Game programming has just been a hobby really, but with Everwood and other games I’m working on I’m now in the process of setting up a company Random Interactive as an umbrella to do all that stuff under.

/// Ok, let’s start talking about Escape From Everwood. What are the highlights of your latest game?

So the main selling point for Everwood is that the content is procedurally generated, but it retains the aesthetics and experience of a traditional choose-your-own-adventure style gamebook.

Edamame – Man… I’d hate to think how much work must have gone into developing the algorithms to make that possible… 😅

/// What was the core idea or inspiration behind Escape From Everwood? And perhaps more importantly, where do you find inspiration for your games in general?

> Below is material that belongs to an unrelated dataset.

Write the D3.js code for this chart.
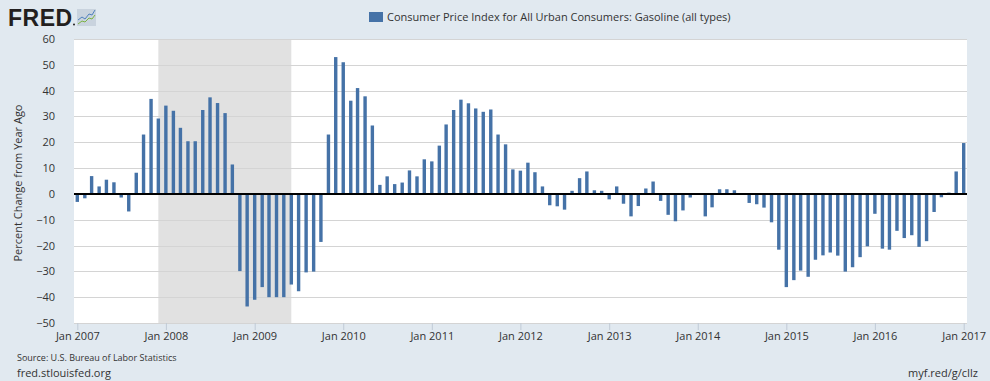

I was a fan of the Fighting Fantasy series back in the day and recently discovered the mobile versions.

As I played them on my phone I started to think whether it would be possible to make the content a bit more dynamic, less predictable.  I understand that these are books that have been ported over to a phone, but a phone is essentially a mini-computer now so I started to wonder about the possibilities.

Aside from gamebooks, my inspiration comes from what is now called retro gaming. I’m really keen on revisiting old game concepts and adapting them to modern platforms, like mobile and TV. I’m not interested in straight ports though, the games must have some kind of modern twist, taking advantage of the new platform.

/// How long was Escape From Everwood in development for? And are there any interesting and/or exciting moments or experiences you would like to share with us from that time?

Just over 12 months. It took so long because I’m time poor, so I’d work on it mostly in my lunch break during my regular job.

Exciting is probably an overstatement, but I guess the most interesting bit is once the game was actually released, and seeing how other people react to your ideas. 

/// What software, developer-tools, or black-magic(?) did you use when making Escape From Everwood? Is there anything you would like to share with the developers who read Edamame Reviews?

To be honest the bulk of it was done in a simple text editor, then later Xcode and I use Pixelmator for graphics.

I’m not really one to offer advice, to be honest, I’m not one of the hardcore developer types you meet on StackOverflow. I just come up with ideas and use whatever tools I’m comfortable with, and lots of Googling, to try and put it together.

/// Is there any secret “developer-advice” you can give our lucky players who read this interview?

You’ll need weapon and defense upgrades to complete the game. If you can get those things early you should have a good chance.

/// What can we expect to see in Escape From Everwood or from Random Interactive in the not so distant future? What do we have to look forward to next?

I’m working on a Mario Run style game but using a classic 8-bit platformer as the inspiration.

There’s also a mobile football manager game I’ve wanted to make for a while, and now I’ve got the engine sorted for Everwood I’d like to do a follow-up gamebook, which won’t take as long.

/// Lastly, is there anything you would like to say to our awesome team of Writers, Developers, and Supporters who keep Edamame Reviews up and running?

Just thanks for your hard work and support, I’ve signed up now to become a supporter and I’m looking forward to becoming part of the community.

/// Thanks again for participating in our interview, we look forward to talking with you again soon!